Thank you for this Geoff. As someone without formal disciplinary knowledge (biochemistry/biotech and self-taught software), I’ve been thinking about and trying to address some of these issues for more than two decades now. The lack of funding opportunities has become so normalized for me that I often assume I must be missing something - like there’s some secret key to unlocking funding that others know about, but it's simultaneously illuminating and depressing to realise that almost no-one is funded to work on this.

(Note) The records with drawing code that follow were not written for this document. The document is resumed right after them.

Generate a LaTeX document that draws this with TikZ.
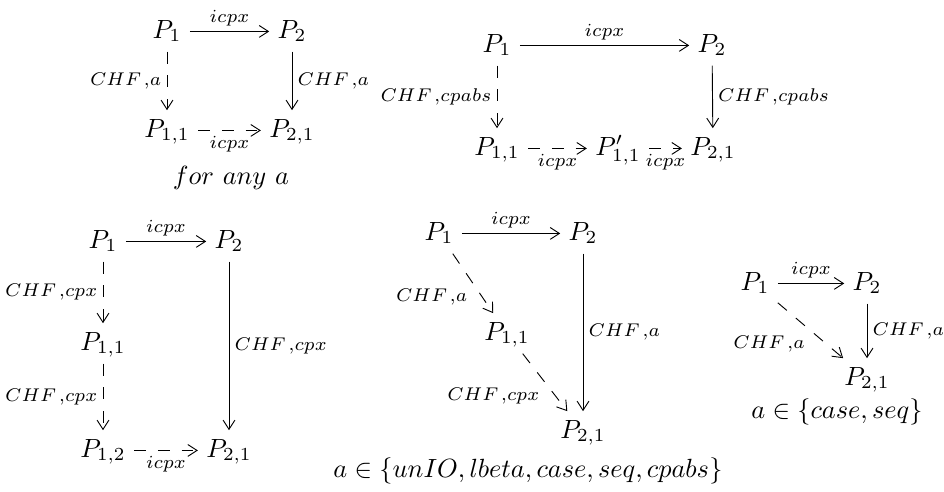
\documentclass[tikz,border=0pt]{standalone}
\usetikzlibrary{arrows.meta}
\newcommand{\cm}{\mskip2mu{,}}
\begin{document}
\begin{tikzpicture}[x=0.38pt,y=-0.38pt,
  obj/.style={anchor=base, inner sep=3pt, text height=7pt, text depth=2pt},
  lbl/.style={font=\scriptsize, inner sep=2pt},
  txt/.style={anchor=base, inner sep=0pt},
  arr/.style={-{Straight Barb[length=3.5pt,width=4.5pt]}, line width=0.35pt},
  darr/.style={arr, dash pattern=on 4.5pt off 4.5pt}]
\useasboundingbox (0,0) rectangle (944,491);
% Diagram 1
\node[obj] (a1) at (167,38) {$P_1$};
\node[obj] (a2) at (292,38) {$P_2$};
\node[obj] (a11) at (167,137) {$P_{1,1}$};
\node[obj] (a21) at (292,137) {$P_{2,1}$};
\draw[arr] (a1) -- node[lbl,above] {$icpx$} (a2);
\draw[darr] (a1) -- node[lbl,left] {$CHF\cm a$} (a11);
\draw[arr] (a2) -- node[lbl,right] {$CHF\cm a$} (a21);
\draw[darr] (a11) -- node[lbl,below] {$icpx$} (a21);
\node[txt] (t1) at (231,184) {$for\ any\ a$};
% Diagram 2
\node[obj] (b1) at (497,52) {$P_1$};
\node[obj] (b2) at (712,52) {$P_2$};
\node[obj] (b11) at (497,155) {$P_{1,1}$};
\node[obj] (b11p) at (618,155) {$P'_{1,1}$};
\node[obj] (b21) at (713,155) {$P_{2,1}$};
\draw[arr] (b1) -- node[lbl,above] {$icpx$} (b2);
\draw[darr] (b1) -- node[lbl,left] {$CHF\cm cpabs$} (b11);
\draw[arr] (b2) -- node[lbl,right] {$CHF\cm cpabs$} (b21);
\draw[darr] (b11) -- node[lbl,below] {$icpx$} (b11p);
\draw[darr] (b11p) -- node[lbl,below] {$icpx$} (b21);
% Diagram 3
\node[obj] (c1) at (103,248) {$P_1$};
\node[obj] (c2) at (229,248) {$P_2$};
\node[obj] (c11) at (103,350) {$P_{1,1}$};
\node[obj] (c12) at (103,457) {$P_{1,2}$};
\node[obj] (c21) at (229,457) {$P_{2,1}$};
\draw[arr] (c1) -- node[lbl,above] {$icpx$} (c2);
\draw[darr] (c1) -- node[lbl,left] {$CHF\cm cpx$} (c11);
\draw[darr] (c11) -- node[lbl,left] {$CHF\cm cpx$} (c12);
\draw[arr] (c2) -- node[lbl,right] {$CHF\cm cpx$} (c21);
\draw[darr] (c12) -- node[lbl,below] {$icpx$} (c21);
% Diagram 4
\node[obj] (d1) at (439,240) {$P_1$};
\node[obj] (d2) at (583,240) {$P_2$};
\node[obj] (d11) at (507,340) {$P_{1,1}$};
\node[obj] (d21) at (583,438) {$P_{2,1}$};
\draw[arr] (d1) -- node[lbl,above] {$icpx$} (d2);
\draw[darr] (d1) -- node[lbl,below left] {$CHF\cm a$} (d11);
\draw[darr] (d11) -- node[lbl,below left] {$CHF\cm cpx$} (d21);
\draw[arr] (d2) -- node[lbl,right] {$CHF\cm a$} (d21);
\node[txt] (t4) at (528,477) {$a\in\{unIO,lbeta,case,seq,cpabs\}$};
% Diagram 5
\node[obj] (e1) at (755,290) {$P_1$};
\node[obj] (e2) at (867,290) {$P_2$};
\node[obj] (e21) at (867,385) {$P_{2,1}$};
\draw[arr] (e1) -- node[lbl,above] {$icpx$} (e2);
\draw[darr] (e1) -- node[lbl,below left] {$CHF\cm a$} (e21);
\draw[arr] (e2) -- node[lbl,right] {$CHF\cm a$} (e21);
\node[txt] (t5) at (837,418) {$a\in\{case,seq\}$};
\end{tikzpicture}
\end{document}
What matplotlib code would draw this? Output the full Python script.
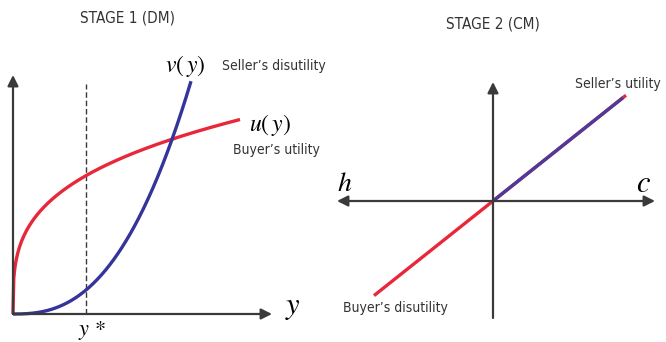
import numpy as np
import matplotlib.pyplot as plt

# Stage 1 (DM): buyer's utility u(y) and seller's disutility v(y)
u_scale, u_power = 38.2, 0.30       # u(y) = u_scale * y**u_power
v_scale, v_power = 0.000425, 2.55   # v(y) = v_scale * y**v_power
u_end, v_end = 227, 178             # where each curve stops on the y axis
y_star = 73

# Stage 2 (CM): linear utility in c, linear disutility in h
cm_slope = 0.795
buyer_h_end = -119
seller_c_end = 133

red = '#e8283a'
blue = '#34349a'
purple = '#4e3a98'
axis_col = '#3a3a3a'
txt_col = '#333333'
label_font = ['DejaVu Sans']

plt.rcParams['mathtext.fontset'] = 'stix'

fig = plt.figure(figsize=(6.66, 3.42), dpi=100)

# left panel, units are roughly pixels measured from the origin
ax1 = fig.add_axes([0, 0, 0.5, 1])
ax1.set_xlim(-13, 320)
ax1.set_ylim(-28, 314)
ax1.axis('off')

arrow = dict(arrowstyle='-|>', color=axis_col, lw=1.6, mutation_scale=16,
             shrinkA=0, shrinkB=0)
ax1.annotate('', xy=(0, 239), xytext=(0, 0), arrowprops=arrow)
ax1.annotate('', xy=(259, 0), xytext=(0, 0), arrowprops=arrow)
ax1.plot([y_star, y_star], [0, 230], color=axis_col, lw=1.0, ls=(0, (4, 2)))

yu = np.linspace(0, u_end, 300)
yv = np.linspace(0, v_end, 300)
ax1.plot(yu, u_scale * yu ** u_power, color=red, lw=2.4, solid_capstyle='butt')
ax1.plot(yv, v_scale * yv ** v_power, color=blue, lw=2.4, solid_capstyle='butt')

lab = dict(family=label_font, fontstretch='condensed', color=txt_col, va='center')
ax1.text(115, 296, 'STAGE 1 (DM)', fontsize=11, ha='center', **lab)
ax1.text(152, 248, r'$v(\,y)$', fontsize=17, ha='left', va='center')
ax1.text(209, 248, "Seller’s disutility", fontsize=10, ha='left', **lab)
ax1.text(236, 189, r'$u(\,y)$', fontsize=17, ha='left', va='center')
ax1.text(220, 164, "Buyer’s utility", fontsize=10, ha='left', **lab)
ax1.text(272, 6, r'$y$', fontsize=22, ha='left', va='center')
ax1.text(y_star - 8, -16, r'$y\,*$', fontsize=16, ha='left', va='center')

# right panel, origin in the middle
ax2 = fig.add_axes([0.5, 0, 0.5, 1])
ax2.set_xlim(-160, 173)
ax2.set_ylim(-141, 201)
ax2.axis('off')

ax2.annotate('', xy=(0, 119), xytext=(0, -117), arrowprops=arrow)
ax2.annotate('', xy=(162, 0), xytext=(-156, 0),
             arrowprops=dict(arrow, arrowstyle='<|-|>'))

ax2.plot([buyer_h_end, seller_c_end],
         [cm_slope * buyer_h_end, cm_slope * seller_c_end],
         color=red, lw=2.4, solid_capstyle='butt')
ax2.plot([0, seller_c_end - 3], [0, cm_slope * (seller_c_end - 3)],
         color=purple, lw=2.4, solid_capstyle='butt')

ax2.text(0, 177, 'STAGE 2 (CM)', fontsize=11, ha='center', **lab)
ax2.text(168, 117, "Seller’s utility", fontsize=10, ha='right', **lab)
ax2.text(-150, -107, "Buyer’s disutility", fontsize=10, ha='left', **lab)
ax2.text(-156, 18, r'$h$', fontsize=20, ha='left', va='center')
ax2.text(143, 18, r'$c$', fontsize=22, ha='left', va='center')

fig.savefig('out.png', dpi=100)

The one real breath of fresh air for me was CCI (Center for Complex Interventions), who funded my research for two years. After they folded, I’m back to “self-funding” - meaning relying on the kindness and support of my partner while I’m not contributing my fair share of household expenses — so I can continue testing another intervention: wikisim.org. It explores how different mediums, such as back-of-the-envelope calculations and simulations, can help us better understand and act in a complex world; 5 minute talk introducing it: https://www.youtube.com/watch?v=hjS3WPBBlRA

I'm hopeful that ARIA's latest opportunity space for Collective Flourishing might help myself or others get some much needed funding to work on this space: https://aria.org.uk/opportunity-spaces/collective-flourishing

ajp's avatar
Nov 27Edited

Science, entrepreneurs, the scaling up through investors and ultimately the pull of markets clearly works for interventions that are applicable at the individual level and of course can then scale up to the population level and have systemic effects. Where as the same model can't be applied to social issues at the systemic level where the market is often a single government, the evaluation of "product-market fit" takes decades and is political i.e. an intervention might work but is still rejected. It just struck me as another contributing explanation for that lack of quadrant 4, I don't have a solution sorry.

Robin Ford's avatar

Thanks for this. Perhaps a quadrant 5 for prescriptions actually followed? We know what to do in so many cases, but (mostly) we do not do it.